Grammar, Uncategorized

Leaving the Past in the Past Perfect

Most novels are written in simple past tense. This may seem obvious and straightforward enough, but it can really confuse writers when they start referring to events that happened before the current action of the story. Most flashbacks and quick references to an earlier time–whether it’s ten years ago or earlier that same morning–need to be written in past perfect tense. Here’s a quick rundown of how to do that.

Simple past tense is “did.” It’s essentially used for the present tense of your story.

  • We did some jumping jacks.
  • I went to the store.
  • “Let’s go,” she said.
  • He woke up.
  • We tasted the ice cream.
  • They climbed into the truck.

Simple past tense is used for most of the story, but since it’s really the present tense for your current action—what’s happening in the “now” of your story, if it happened before the “now,” it needs to be in past perfect.

Past perfect is “had done.” You can think of it as past past tense.

  • She had already made her bed.
  • We’d gone on a trip the week before.
  • I hadn’t fixed the car yet.
  • He’d told me his cat was sick.
  • They’d had a huge party.

As you can see, this tense gives you the feeling of “before then.” When you read “He’d told me his cat was sick,” you know it means he’d already told me, or he’d told me before.

So for example, if it’s the morning after an earthquake, things that are currently happening are past simple, while any references to the earthquake the night before will be in past perfect.

  • As I cleaned up the debris, I couldn’t help but remember how loud everything had been and how panicked I’d felt. I wanted to wipe it from my memory, but the fear had been so intense that I’d just frozen, taking in everything around me and etching it indelibly in my memory.

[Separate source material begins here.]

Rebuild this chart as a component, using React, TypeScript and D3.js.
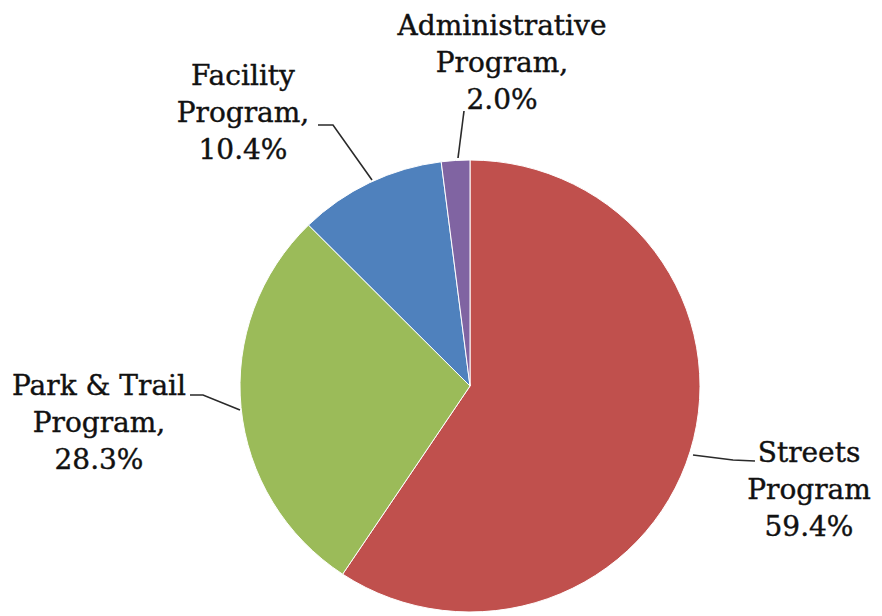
import React from "react";
import * as d3 from "d3";

const categories = ["Streets Program", "Park & Trail Program", "Facility Program", "Administrative Program"];
const values = [59.4, 28.3, 10.4, 2.0];
const labelLines = [
  ["Streets", "Program", "59.4%"],
  ["Park & Trail", "Program,", "28.3%"],
  ["Facility", "Program,", "10.4%"],
  ["Administrative", "Program,", "2.0%"],
];
const colors = ["#C0504D", "#9BBB59", "#4F81BD", "#8064A2"];

// label anchor (center x, first baseline) and leader polyline (from label to slice)
const labelPos = [
  { x: 809, y: 462 },
  { x: 99, y: 395 },
  { x: 243, y: 85 },
  { x: 502, y: 35 },
];
const leaders = [
  [[755, 461], [733, 460], [693, 455]],
  [[190, 395], [203, 395], [240, 410]],
  [[318, 125], [333, 125], [372, 180]],
  [[464, 111], [458, 158]],
];

export default function App() {
  const W = 882, H = 616;
  const cx = 470, cy = 386, rx = 230, ry = 226;
  const pie = d3.pie<number>().sort(null).value((d) => d);
  const arcs = pie(values);
  const arc = d3.arc<d3.PieArcDatum<number>>().innerRadius(0).outerRadius(rx);
  const line = d3.line();
  return (
    <svg width={W} height={H} style={{ position: "absolute", left: 0, top: 0, background: "#fff" }}>
      <g transform={`translate(${cx},${cy}) scale(1,${ry / rx})`}>
        {arcs.map((a, i) => (
          <path key={categories[i]} d={arc(a) || ""} fill={colors[i]} stroke="#fff" strokeWidth={1} />
        ))}
      </g>
      {leaders.map((pts, i) => (
        <path key={i} d={line(pts as [number, number][]) || ""} fill="none" stroke="#2a2a2a" strokeWidth={1.6} />
      ))}
      {labelLines.map((lines, i) => (
        <text key={i} textAnchor="middle" fontFamily="'DejaVu Serif', serif" fontSize={28} fill="#111" stroke="#111" strokeWidth={0.4}>
          {lines.map((t, j) => (
            <tspan key={j} x={labelPos[i].x} y={labelPos[i].y + j * 37}>{t}</tspan>
          ))}
        </text>
      ))}
    </svg>
  );
}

If you left out the past perfect, it would be confusing: “I wanted to wipe it from my memory, but the fear was so intense that I just froze” would mean that the fear and the freezing were happening at the current moment, during the cleaning up of the debris.

This is not to say that anything happening that day will be in past simple, because if it starts talking about something that happened before the cleaning up moment, that will also be in past perfect.

  • Earlier that morning, my mom had told me that there probably wouldn’t be any more aftershocks, but I still startled and braced myself against any sudden noise or movement. I didn’t even care that Trent had called me a baby. It was a perfectly logical reaction.

Short flashbacks should be put in past perfect as well. If it’s a longer flashback, you can sometimes transition into simple past as long as you make it clear when you’re coming back out of the flashback.

  • Stacy hadn’t always been this way. She remembered that in elementary school she had been quick to make friends. One day in fourth grade, she’d seen the smallest kid in class being picked on and hadn’t even thought twice about it: she’d marched right up and told off the bigger boys. Then she’d introduced herself to Timmy, and from then on they’d been inseparable.

Note that in “she’d marched right up and told off the bigger boys,” the “had” can refer to “marched up” and “told,” so it doesn’t need to be repeated to make it the correct tense.

If this flashback had gone on any longer, I probably would have switched to simple past to make it easier to read (past perfect can feel cumbersome if it continues more than a couple paragraphs) and to free up the past perfect for going even farther into the past if necessary.

One trick to remember is that if the character would say it in past tense, the narration should say it in past perfect. In the example above, Stacy might say, “I wasn’t always this way, you know.” But because it’s in her past and the book is already written in past tense, it translates in the narration to “Stacy hadn’t always been this way.” (Of course, it’s a whole different situation if you’re writing in present tense, but I’m not going into that now.)

Hopefully this is helpful, because this tends to be one of the biggest problems I see with new writers. Sometimes it’s not a big deal, but forgetting to use past perfect tense for previous action has the potential to really confuse readers.

So leave the past in the past perfect, and the present in the past.

Because THAT’S not confusing at all.